Friday, February 25, 2011

Dreams


I wake up in bed. Or at least I think i wake up, there is a surreal sense of misplacement. As if the colors in my room do not quite match up or a feeling that everything is too big and too small at the same time. Not that either of these facts are important to me at this point, due to a pressing feeling of acceptance in regards to my surroundings.

As I role out of bed, already dressed in an outfit that i haven't owned in years, a sudden unexplainable feeling of panic sets in. I can not seem to place where this feeling comes from but i cannot shake away this sense of apprehension. As I stand up i hear a sudden click in my jaw and the reason for my increasing terror becomes suddenly apparent.

I slowly reach my hand up to my mouth, putting my fingers between my lips. Grabbing my front tooth i feel a wiggle and then a pop. As my panic increases to monumental amounts I begin to pull out each tooth, the pain increasing with each sickening pop. Slowly I begin to feel my molars crumble beneath my touch.

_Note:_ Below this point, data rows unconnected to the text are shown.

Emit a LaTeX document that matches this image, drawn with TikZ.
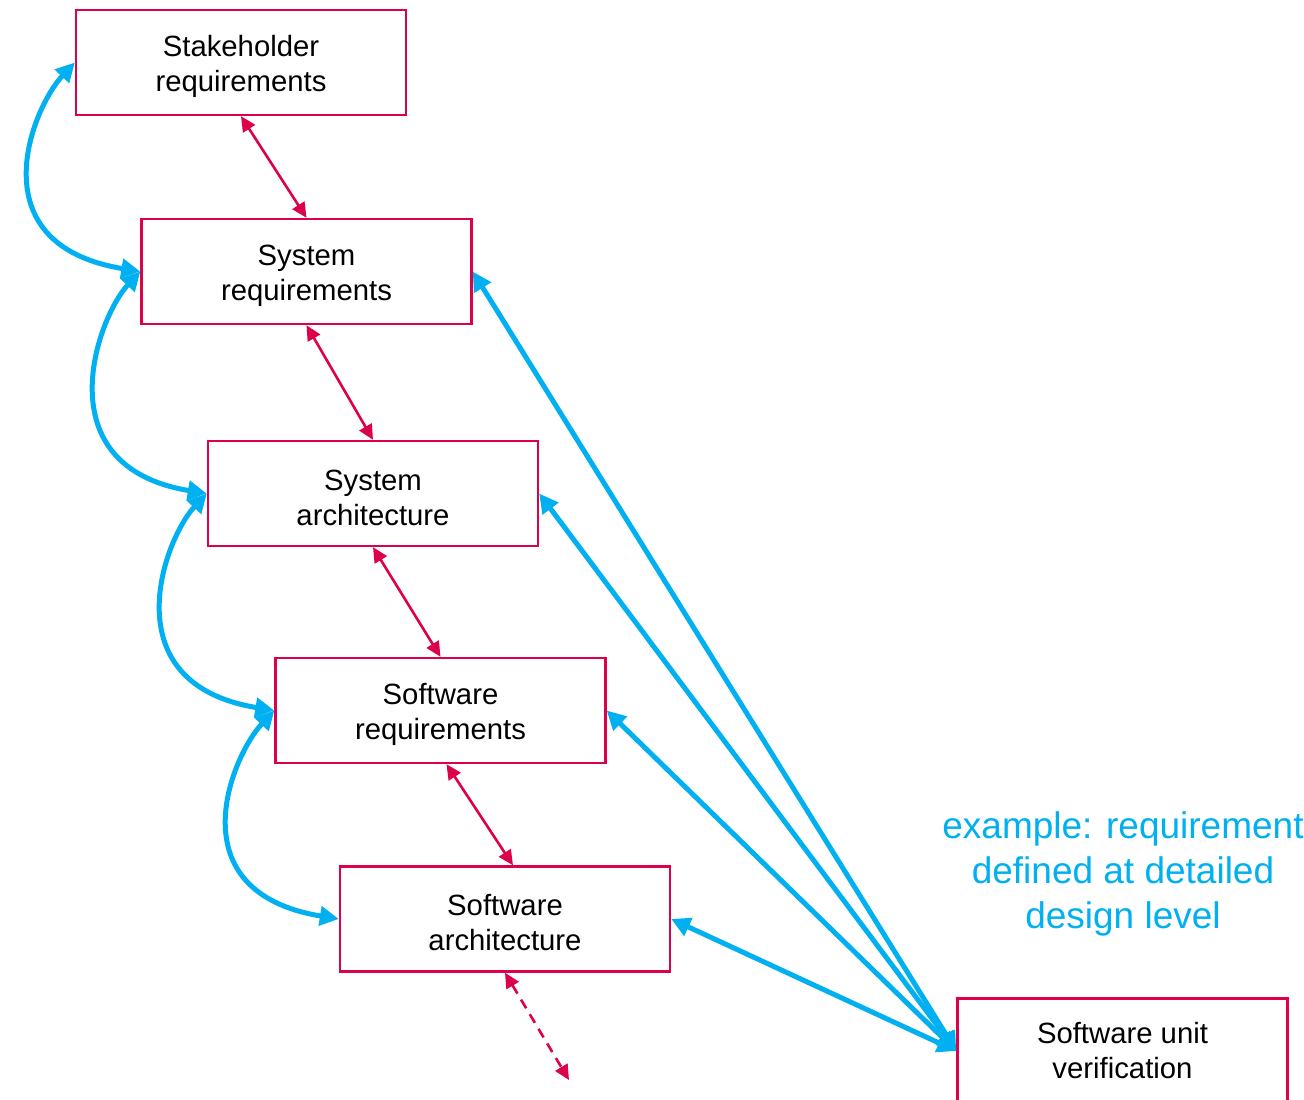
\documentclass[tikz,border=0pt]{standalone}
\usepackage{fontspec}
\setmainfont{Liberation Sans}
\usetikzlibrary{arrows.meta}

\definecolor{tracered}{RGB}{221,0,75}
\definecolor{verifblue}{RGB}{0,176,240}

% taller first line pushes the two text lines a little lower in the box
\newcommand{\firstline}{\rule{0pt}{29pt}}

\tikzset{
  stagebox/.style={draw=tracered, line width=2.4pt, fill=white,
    minimum width=330pt, minimum height=105pt, inner sep=0pt,
    align=center, font=\fontsize{29.3}{35}\selectfont},
  tracelink/.style={draw=tracered, line width=2.6pt,
    {Triangle[length=15pt,width=14pt]}-{Triangle[length=15pt,width=14pt]}},
  verifylink/.style={draw=verifblue, line width=5pt,
    {Triangle[length=19pt,width=19pt]}-{Triangle[length=19pt,width=19pt]}},
  notetext/.style={text=verifblue, align=center,
    font=\fontsize{37}{45}\selectfont}
}

\begin{document}
\begin{tikzpicture}[x=1pt,y=-1pt]
  \useasboundingbox (0,0) rectangle (1304,1100);

  % development stages
  \node[stagebox] (stk)  at (241,62.5)    {\firstline Stakeholder\\requirements};
  \node[stagebox] (sysr) at (306.5,271.5) {\firstline System\\requirements};
  \node[stagebox] (sysa) at (373,493.5)   {\firstline System\\architecture};
  \node[stagebox] (swr)  at (440.5,710.5) {\firstline Software\\requirements};
  \node[stagebox] (swa)  at (505,919)     {\firstline Software\\architecture};
  \node[stagebox] (unit) at (1122.5,1051) {Software unit\\verification};

  \node[notetext] (note) at (1123,874) {example: requirement\\defined at detailed\\design level};

  % traceability between neighbouring stages
  \draw[tracelink] (stk.south) -- (sysr.north);
  \draw[tracelink] (sysr.south) -- (sysa.north);
  \draw[tracelink] (sysa.south) -- (swr.north);
  \draw[tracelink] ([xshift=6pt]swr.south) -- ([xshift=8pt]swa.north);
  \coordinate (below) at (569,1080);
  \draw[tracelink, dashed, dash pattern=on 10pt off 7pt] (swa.south) -- (below);

  % consistency arcs on the left
  \draw[verifylink] (stk.west)  .. controls +(-43,46) and +(-164,-27) .. (sysr.west);
  \draw[verifylink] (sysr.west) .. controls +(-43,46) and +(-164,-27) .. (sysa.west);
  \draw[verifylink] (sysa.west) .. controls +(-43,46) and +(-164,-27) .. (swr.west);
  \draw[verifylink] (swr.west)  .. controls +(-43,46) and +(-164,-27) .. (swa.west);

  % unit verification links
  \draw[verifylink] (unit.west) -- (sysr.east);
  \draw[verifylink] (unit.west) -- (sysa.east);
  \draw[verifylink] (unit.west) -- (swr.east);
  \draw[verifylink] (unit.west) -- (swa.east);
\end{tikzpicture}
\end{document}
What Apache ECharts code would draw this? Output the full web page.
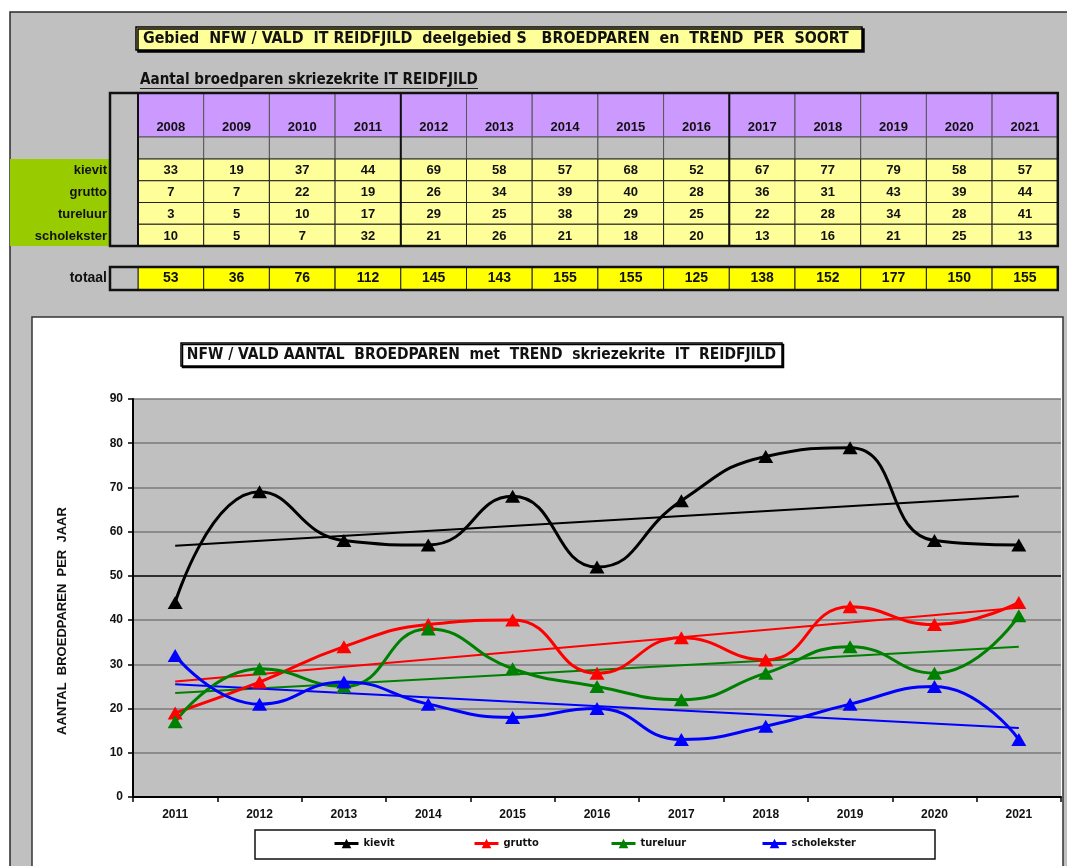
<!DOCTYPE html>
<html>
<head>
<meta charset="utf-8">
<script src="https://cdn.jsdelivr.net/npm/echarts@6/dist/echarts.min.js"></script>
<style>
html,body{margin:0;padding:0;background:#fff;}
#c{width:1067px;height:866px;}
</style>
</head>
<body>
<div id="c"></div>
<script>
// ---------- DATA ----------
const years = ['2008','2009','2010','2011','2012','2013','2014','2015','2016','2017','2018','2019','2020','2021'];
const speciesNames = ['kievit','grutto','tureluur','scholekster'];
const kievit      = [33,19,37,44,69,58,57,68,52,67,77,79,58,57];
const grutto      = [7,7,22,19,26,34,39,40,28,36,31,43,39,44];
const tureluur    = [3,5,10,17,29,25,38,29,25,22,28,34,28,41];
const scholekster = [10,5,7,32,21,26,21,18,20,13,16,21,25,13];
const totaal      = [53,36,76,112,145,143,155,155,125,138,152,177,150,155];
const chartStart  = 3; // chart shows 2011..2021
// trend line end values (2011, 2021)
const kievitTrend      = [56.8, 68.0];
const gruttoTrend      = [26.1, 42.8];
const tureluurTrend    = [23.5, 34.0];
const scholeksterTrend = [25.5, 15.6];
const yTicks = [0,10,20,30,40,50,60,70,80,90];

const mainTitle  = 'Gebied  NFW / VALD  IT REIDFJILD  deelgebied S   BROEDPAREN  en  TREND  PER  SOORT';
const subTitle   = 'Aantal broedparen skriezekrite IT REIDFJILD';
const chartTitle = 'NFW / VALD AANTAL  BROEDPAREN  met  TREND  skriezekrite  IT  REIDFJILD';
const yName      = 'AANTAL  BROEDPAREN  PER  JAAR';
const totalLabel = 'totaal';

// ---------- LAYOUT ----------
const FN  = "'Liberation Sans', Arial, sans-serif";
const FNN = "'Liberation Sans Narrow', 'Arial Narrow', 'DejaVu Sans Condensed', sans-serif";
const cv = document.createElement('canvas').getContext('2d');
function fit(text, weight, family, target){
  cv.font = weight + ' 100px ' + family;
  return 100 * target / cv.measureText(text).width;
}
function txt(x, y, text, size, family, align, extra){
  return Object.assign({type:'text', z:-7, x:x, y:y,
    style:{text:text, fontSize:size, fontWeight:'bold', fontFamily:family, fill:'#111',
           align:align || 'center', verticalAlign:'middle'}}, extra || {});
}

const series = [kievit, grutto, tureluur, scholekster];
const trends = [kievitTrend, gruttoTrend, tureluurTrend, scholeksterTrend];
const colors = ['#000000','#ff0000','#008000','#0000ff'];
const chartYears = years.slice(chartStart);

const G = [];
// page frame
G.push({type:'rect', z:-20, shape:{x:10,y:12,width:1080,height:880}, style:{fill:'#c0c0c0', stroke:'#2a2a2a', lineWidth:1.5}});

// main title box
G.push({type:'rect', z:-10, shape:{x:136,y:27,width:726,height:23},
  style:{fill:'#ffff99', stroke:'#000', lineWidth:1.5, shadowColor:'#000', shadowOffsetX:2, shadowOffsetY:2, shadowBlur:0}});
G.push(txt(143, 39, mainTitle, fit(mainTitle,'bold',FNN,706), FNN, 'left'));

// sub title with underline
G.push(txt(140, 80, subTitle, fit(subTitle,'bold',FNN,338), FNN, 'left'));
G.push({type:'line', z:-9, shape:{x1:140,y1:88.5,x2:478,y2:88.5}, style:{stroke:'#222', lineWidth:1}});

// table
const X0 = 138, CW = 65.7, TX1 = X0 + CW*years.length;
const HY = 93, HH = 44, GY = 137, GH = 22, DY = 159, RH = 21.75;
// green label block
G.push({type:'rect', z:-9, shape:{x:10,y:DY,width:100,height:RH*4}, style:{fill:'#99cc00'}});
// left gray column
G.push({type:'rect', z:-9, shape:{x:110,y:HY,width:X0-110,height:DY+RH*4-HY}, style:{fill:'#c0c0c0', stroke:'#333', lineWidth:1}});
years.forEach((yr,i)=>{
  const x = X0 + i*CW;
  G.push({type:'rect', z:-8, shape:{x:x,y:HY,width:CW,height:HH}, style:{fill:'#cc99ff', stroke:'#555', lineWidth:1}});
  G.push(txt(x+CW/2, 127, yr, 13, FN));
  G.push({type:'rect', z:-8, shape:{x:x,y:GY,width:CW,height:GH}, style:{fill:'#c0c0c0', stroke:'#555', lineWidth:1}});
  series.forEach((arr,j)=>{
    const y = DY + j*RH;
    G.push({type:'rect', z:-8, shape:{x:x,y:y,width:CW,height:RH}, style:{fill:'#ffff99', stroke:'#222', lineWidth:1}});
    G.push(txt(x+CW/2, y+RH/2+1, String(arr[i]), 13, FN));
  });
  // totals
  G.push({type:'rect', z:-8, shape:{x:x,y:267,width:CW,height:23}, style:{fill:'#ffff00', stroke:'#222', lineWidth:1}});
  G.push(txt(x+CW/2, 278, String(totaal[i]), 14, FN));
});
speciesNames.forEach((nm,j)=>{
  G.push(txt(107, DY + j*RH + RH/2 + 1, nm, 13, FN, 'right'));
});
// thick borders
G.push({type:'rect', z:-6, shape:{x:110,y:HY,width:TX1-110,height:DY+RH*4-HY}, style:{fill:null, stroke:'#111', lineWidth:2.5}});
[0,4,9].forEach(k=>{
  G.push({type:'line', z:-6, shape:{x1:X0+k*CW,y1:HY,x2:X0+k*CW,y2:DY+RH*4}, style:{stroke:'#111', lineWidth:2}});
});
// totals row
G.push({type:'rect', z:-8, shape:{x:110,y:267,width:X0-110,height:23}, style:{fill:'#c0c0c0', stroke:'#222', lineWidth:1}});
G.push({type:'rect', z:-6, shape:{x:110,y:267,width:TX1-110,height:23}, style:{fill:null, stroke:'#111', lineWidth:2.5}});
G.push(txt(107, 278, totalLabel, 14, FN, 'right'));

// chart white box
G.push({type:'rect', z:-10, shape:{x:32,y:317,width:1031,height:600}, style:{fill:'#ffffff', stroke:'#333', lineWidth:1.5}});
// chart title box
G.push({type:'rect', z:-9, shape:{x:181,y:343,width:601,height:23},
  style:{fill:'#fff', stroke:'#000', lineWidth:1.5, shadowColor:'#000', shadowOffsetX:1.5, shadowOffsetY:1.5, shadowBlur:0}});
G.push(txt(481.5, 355, chartTitle, fit(chartTitle,'bold',FNN,590), FNN, 'center', {z:-8}));
// y axis name
G.push(txt(62, 621, yName, Math.min(13, fit(yName,'bold',FN,242)), FN, 'center', {z:5, rotation:Math.PI/2}));
// legend box
G.push({type:'rect', z:-5, shape:{x:255,y:830,width:680,height:29}, style:{fill:'#fff', stroke:'#111', lineWidth:1.5}});

// ---------- CHART ----------
const lineSeries = [];
speciesNames.forEach((nm,j)=>{
  const t = trends[j];
  lineSeries.push({
    name: nm + ' trend', type:'line', silent:true, symbol:'none', z:2,
    data: [[chartYears[0], t[0]], [chartYears[chartYears.length-1], t[1]]],
    lineStyle:{color:colors[j], width:2}, itemStyle:{color:colors[j]}
  });
});
speciesNames.forEach((nm,j)=>{
  lineSeries.push({
    name: nm, type:'line', smooth:0.5, smoothMonotone:'none', z:3,
    data: series[j].slice(chartStart),
    symbol:'triangle', symbolSize:[15,13],
    lineStyle:{color:colors[j], width:3}, itemStyle:{color:colors[j]}
  });
});

const gridColors = yTicks.map(v => v === 50 ? '#000000' : '#7a7a7a');
const legendLeft = [333, 473, 610, 761];
const legends = speciesNames.map((nm,j)=>({
  data:[nm], left:legendLeft[j], top:838, padding:0,
  itemWidth:24, itemHeight:12, lineStyle:{width:3},
  textStyle:{color:'#111', fontWeight:'bold', fontSize:11, fontFamily:FNN},
  selectedMode:false
}));

const chart = echarts.init(document.getElementById('c'), null, {renderer:'canvas'});
chart.setOption({
  animation:false,
  backgroundColor:'#ffffff',
  graphic: G,
  grid:{left:133, right:6, top:399, bottom:69, show:true, backgroundColor:'#c0c0c0', borderWidth:0},
  xAxis:{
    type:'category', data: chartYears, boundaryGap:true,
    axisLine:{lineStyle:{color:'#000', width:2}},
    axisTick:{show:true, alignWithLabel:false, length:5, lineStyle:{color:'#000', width:1.5}},
    axisLabel:{color:'#111', fontWeight:'bold', fontSize:12, fontFamily:FN, margin:12},
    splitLine:{show:false}
  },
  yAxis:{
    type:'value', min:0, max:90, interval:10,
    axisLine:{show:true, lineStyle:{color:'#000', width:2}},
    axisTick:{show:true, length:5, lineStyle:{color:'#000', width:1.5}},
    axisLabel:{color:'#111', fontWeight:'bold', fontSize:12, fontFamily:FN, margin:10},
    splitLine:{show:true, lineStyle:{color:gridColors, width:1.5}}
  },
  legend: legends,
  series: lineSeries
});
</script>
</body>
</html>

My tongue feeling the empty gaps where my smile originally found it's home.

Finally as I pull out the last tooth of my now bloody and crumbled mouth a scream emanates louder then any sound i have yet to encounter.

I wake up in bed. Or at least I hope i've woken up. My room seems right somehow as if all the colors are what they are suppose to be, and everything is the correct size. My jaw hurts as if i had been grinding my teeth for hours as i slept. Still feeling the pressure of panic on my shoulders i slowly raise my left hand to my mouth, dreading what may be there. Touching my front teeth I sigh in relief realizing that each tooth is still where it's suppose to be. I flop back down into bed and fall right back to sleep hoping to dream of slightly more pleasant things.